Mr Langan: In terms of the issue
around next of kin, it is a difficult one to answer particularly
from a Bridgend perspective because a lot of the photographs that
were used, as the Committee may know, were harvested from social
networking sites.
Q238 Helen Southworth: That is a
why I asked about consent before publication because it is so
easy to get hold of them.
Mr Langan: It is easy because
by the very nature of them they are in the public domain. They
could be harvested because in effect there was an informed consent
that that photograph was there to be shared. My answer will draw
me back to the work we are doing with the PCC. In terms of what
happened at Bridgend, once the PCC became involved they did hold
a meeting with the bereaved families and it was at that meeting,
which I was fortunatealthough it is wrong use of the wordto
be invited to, the issue around re-publication of photographs
was actually discussed at some length. I do not think it is possible
with the public domain pictures to seek consent.

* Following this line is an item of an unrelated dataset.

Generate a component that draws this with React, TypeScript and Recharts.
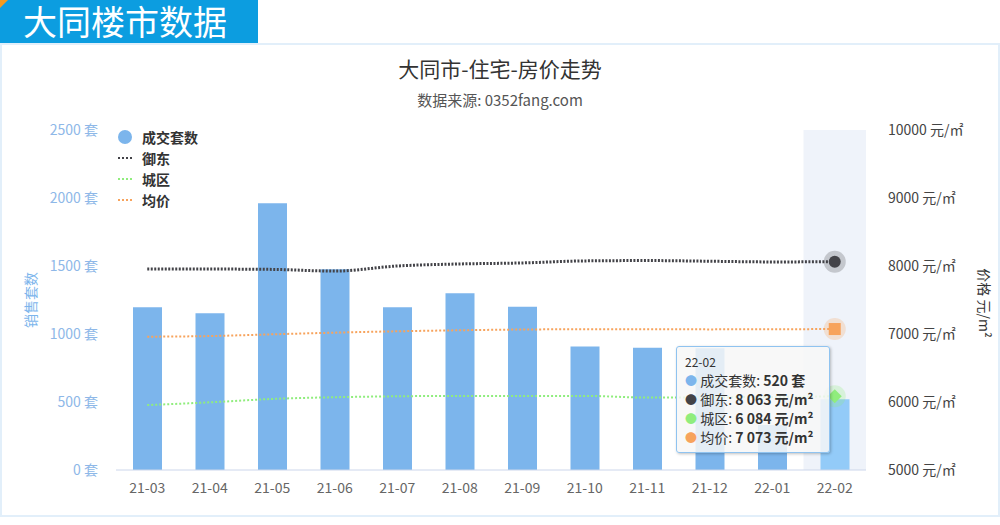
import React from 'react';
import {
  ComposedChart, Bar, Line, XAxis, YAxis, Tooltip, Cell, ReferenceArea,
} from 'recharts';

const months = ['21-03', '21-04', '21-05', '21-06', '21-07', '21-08', '21-09', '21-10', '21-11', '21-12', '22-01', '22-02'];
const sales = [1196, 1152, 1961, 1476, 1196, 1299, 1201, 909, 899, 895, 330, 520];
const yudong = [7955, 7955, 7950, 7925, 8000, 8030, 8045, 8075, 8080, 8070, 8060, 8063];
const chengqu = [5955, 5995, 6045, 6070, 6084, 6090, 6090, 6090, 6065, 6070, 6075, 6084];
const junjia = [6960, 6970, 6995, 7020, 7040, 7055, 7066, 7070, 7070, 7068, 7070, 7073];
const leftTicks = [0, 500, 1000, 1500, 2000, 2500];
const rightTicks = [5000, 6000, 7000, 8000, 9000, 10000];

const data = months.map((m, i) => ({
  month: m,
  sales: sales[i],
  yudong: yudong[i],
  chengqu: chengqu[i],
  junjia: junjia[i],
}));

const FONT = '"Noto Sans CJK SC", "Noto Sans", sans-serif';
const C_BAR = '#7cb5ec';
const C_BAR_HOVER = '#93cbf8';
const C_YD = '#434348';
const C_CQ = '#90ed7d';
const C_JJ = '#f7a35c';

const fmt = (v: number) => {
  const s = String(v);
  return s.length > 3 ? s.slice(0, s.length - 3) + ' ' + s.slice(s.length - 3) : s;
};

const TooltipBox = (props: any) => {
  const { active, label } = props;
  if (!active) return null;
  const i = months.indexOf(label);
  const idx = i >= 0 ? i : months.length - 1;
  const rows = [
    { c: C_BAR, n: '成交套数', v: `${sales[idx]} 套` },
    { c: C_YD, n: '御东', v: `${fmt(yudong[idx])} 元/m²` },
    { c: C_CQ, n: '城区', v: `${fmt(chengqu[idx])} 元/m²` },
    { c: C_JJ, n: '均价', v: `${fmt(junjia[idx])} 元/m²` },
  ];
  return (
    <div style={{
      background: 'rgba(247,247,247,0.85)', border: '1px solid #8fc3f0', borderRadius: 3,
      boxShadow: '1px 1px 3px rgba(0,0,0,0.25)', padding: '6px 6px 6px 8px', fontFamily: FONT,
      color: '#333', width: 154, height: 107, boxSizing: 'border-box',
    }}>
      <div style={{ fontSize: 12, lineHeight: '18px' }}>{months[idx]}</div>
      {rows.map((r) => (
        <div key={r.n} style={{ fontSize: 14, lineHeight: '18px', whiteSpace: 'nowrap' }}>
          <span style={{ color: r.c, fontSize: 12 }}>●</span> {r.n}: <b>{r.v}</b>
        </div>
      ))}
    </div>
  );
};

const LegendBox = () => {
  const items = [
    { n: '成交套数', c: C_BAR, t: 'circle' },
    { n: '御东', c: C_YD, t: 'line' },
    { n: '城区', c: C_CQ, t: 'line' },
    { n: '均价', c: C_JJ, t: 'line' },
  ];
  return (
    <div style={{ fontFamily: FONT }}>
      {items.map((it) => (
        <div key={it.n} style={{ display: 'flex', alignItems: 'center', height: 21 }}>
          <svg width={22} height={16} style={{ marginRight: 3 }}>
            {it.t === 'circle'
              ? <circle cx={8} cy={8} r={7} fill={it.c} />
              : <line x1={1} y1={8} x2={16} y2={8} stroke={it.c} strokeWidth={2} strokeDasharray="2 2" />}
          </svg>
          <span style={{ fontSize: 14, fontWeight: 'bold', color: '#333' }}>{it.n}</span>
        </div>
      ))}
    </div>
  );
};

const makeDot = (color: string, kind: string) => (p: any) => {
  const { cx, cy } = p;
  if (cx == null || cy == null) return <g />;
  let shape;
  if (kind === 'circle') shape = <circle cx={cx} cy={cy} r={6} fill={color} />;
  else if (kind === 'square') shape = <rect x={cx - 6} y={cy - 6} width={12} height={12} fill={color} />;
  else shape = <path d={`M${cx} ${cy - 7}L${cx + 7} ${cy}L${cx} ${cy + 7}L${cx - 7} ${cy}Z`} fill={color} />;
  return (
    <g>
      <circle cx={cx} cy={cy} r={11} fill={color} fillOpacity={0.25} />
      {shape}
    </g>
  );
};

export default function App() {
  return (
    <div style={{ position: 'absolute', left: 0, top: 0, width: 1000, height: 525, background: '#fff', fontFamily: FONT, overflow: 'hidden' }}>
      {/* header */}
      <div style={{ position: 'absolute', left: 0, top: 0, width: 258, height: 43, background: '#0c9de0' }} />
      <div style={{ position: 'absolute', left: 0, top: 0, width: 0, height: 0, borderTop: '8px solid #f39a1e', borderRight: '8px solid transparent' }} />
      <div style={{ position: 'absolute', left: 23, top: 0, lineHeight: '42px', color: '#fff', fontSize: 34, whiteSpace: 'nowrap' }}>大同楼市数据</div>
      <div style={{ position: 'absolute', left: 0, top: 43, width: 1000, height: 474, border: '2px solid #e2effa', boxSizing: 'border-box' }} />
      {/* titles */}
      <div style={{ position: 'absolute', left: 0, top: 53, width: 1000, textAlign: 'center', fontSize: 21, color: '#333', lineHeight: '30px' }}>大同市-住宅-房价走势</div>
      <div style={{ position: 'absolute', left: 0, top: 90, width: 1000, textAlign: 'center', fontSize: 15, color: '#555', lineHeight: '20px' }}>数据来源: 0352fang.com</div>
      <div style={{ position: 'absolute', left: 30, top: 300, transform: 'translate(-50%,-50%) rotate(-90deg)', fontSize: 14, color: C_BAR, whiteSpace: 'nowrap' }}>销售套数</div>
      <div style={{ position: 'absolute', left: 985, top: 303, transform: 'translate(-50%,-50%) rotate(90deg)', fontSize: 14, color: '#333', whiteSpace: 'nowrap' }}>价格 元/m²</div>
      <div style={{ position: 'absolute', left: 0, top: 0 }}>
        <ComposedChart width={1000} height={525} data={data} margin={{ top: 130, right: 0, bottom: 25, left: 0 }}>
          <XAxis dataKey="month" height={30} axisLine={{ stroke: '#ccd6eb' }} tickLine={false} tickSize={6} tickMargin={7}
            tick={{ fill: '#666', fontSize: 14, fontFamily: FONT }} interval={0} />
          <YAxis yAxisId="left" orientation="left" width={116} domain={[0, 2500]} ticks={leftTicks}
            axisLine={false} tickLine={false} tickSize={6} tickMargin={12}
            tickFormatter={(v: number) => `${v} 套`} tick={{ fill: '#8eb8e8', fontSize: 14, fontFamily: FONT }} />
          <YAxis yAxisId="right" orientation="right" width={134} domain={[5000, 10000]} ticks={rightTicks}
            axisLine={false} tickLine={false} tickSize={6} tickMargin={16}
            tickFormatter={(v: number) => `${v} 元/㎡`} tick={{ fill: '#444', fontSize: 14, fontFamily: FONT }} />
          <ReferenceArea yAxisId="left" x1="22-02" x2="22-02" y1={0} y2={2500} fill="#eff3fa" fillOpacity={1} stroke="none" ifOverflow="extendDomain" />
          <Bar yAxisId="left" dataKey="sales" name="成交套数" barSize={29} fill={C_BAR} isAnimationActive={false} activeBar={false}>
            {data.map((d, i) => <Cell key={d.month} fill={i === data.length - 1 ? C_BAR_HOVER : C_BAR} />)}
          </Bar>
          <Line yAxisId="right" type="monotone" dataKey="yudong" name="御东" stroke={C_YD} strokeWidth={3}
            strokeDasharray="2 1.5" dot={false} activeDot={makeDot(C_YD, 'circle')} isAnimationActive={false} />
          <Line yAxisId="right" type="monotone" dataKey="chengqu" name="城区" stroke={C_CQ} strokeWidth={2}
            strokeDasharray="2 2" dot={false} activeDot={makeDot(C_CQ, 'diamond')} isAnimationActive={false} />
          <Line yAxisId="right" type="monotone" dataKey="junjia" name="均价" stroke={C_JJ} strokeWidth={2}
            strokeDasharray="2 2" dot={false} activeDot={makeDot(C_JJ, 'square')} isAnimationActive={false} />
          <Tooltip active={true} defaultIndex={11} position={{ x: 676, y: 346 }} content={<TooltipBox />}
            cursor={false} isAnimationActive={false} wrapperStyle={{ outline: 'none' }} />
        </ComposedChart>
      </div>
      <div style={{ position: 'absolute', left: 117, top: 126, width: 120 }}>
        <LegendBox />
      </div>
    </div>
  );
}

Q239 Helen Southworth: We have been
looking at issues around protecting privacy on the internet as
well as within the media. For example, in terms of data protection
if you receive a piece of information you can only use it for
the purpose for which you are given it. In social networking sites
people are giving you information about themselves and their lives
not necessarily with consent to use it for an invasion of privacy
on another issue. I am wondering whether that is something we
need to explore a little more, whether there is an issue about
needing consent to use it for other reasons.
Mr Langan: It would be an interesting
issue to explore.
Helen Southworth: Also consent from the
third party, the next of kin. If a person has died, you can publish
information about them without having issues around libel and
they therefore have no longer given consent. I am wondering whether
these are the sort of things we should ask people to look at.
Chairman: I have done quite a lot on
the use of photographs on social networking sites and there have
been rulings on this. Part of the question is the privacy settings
of the person putting up the photographs.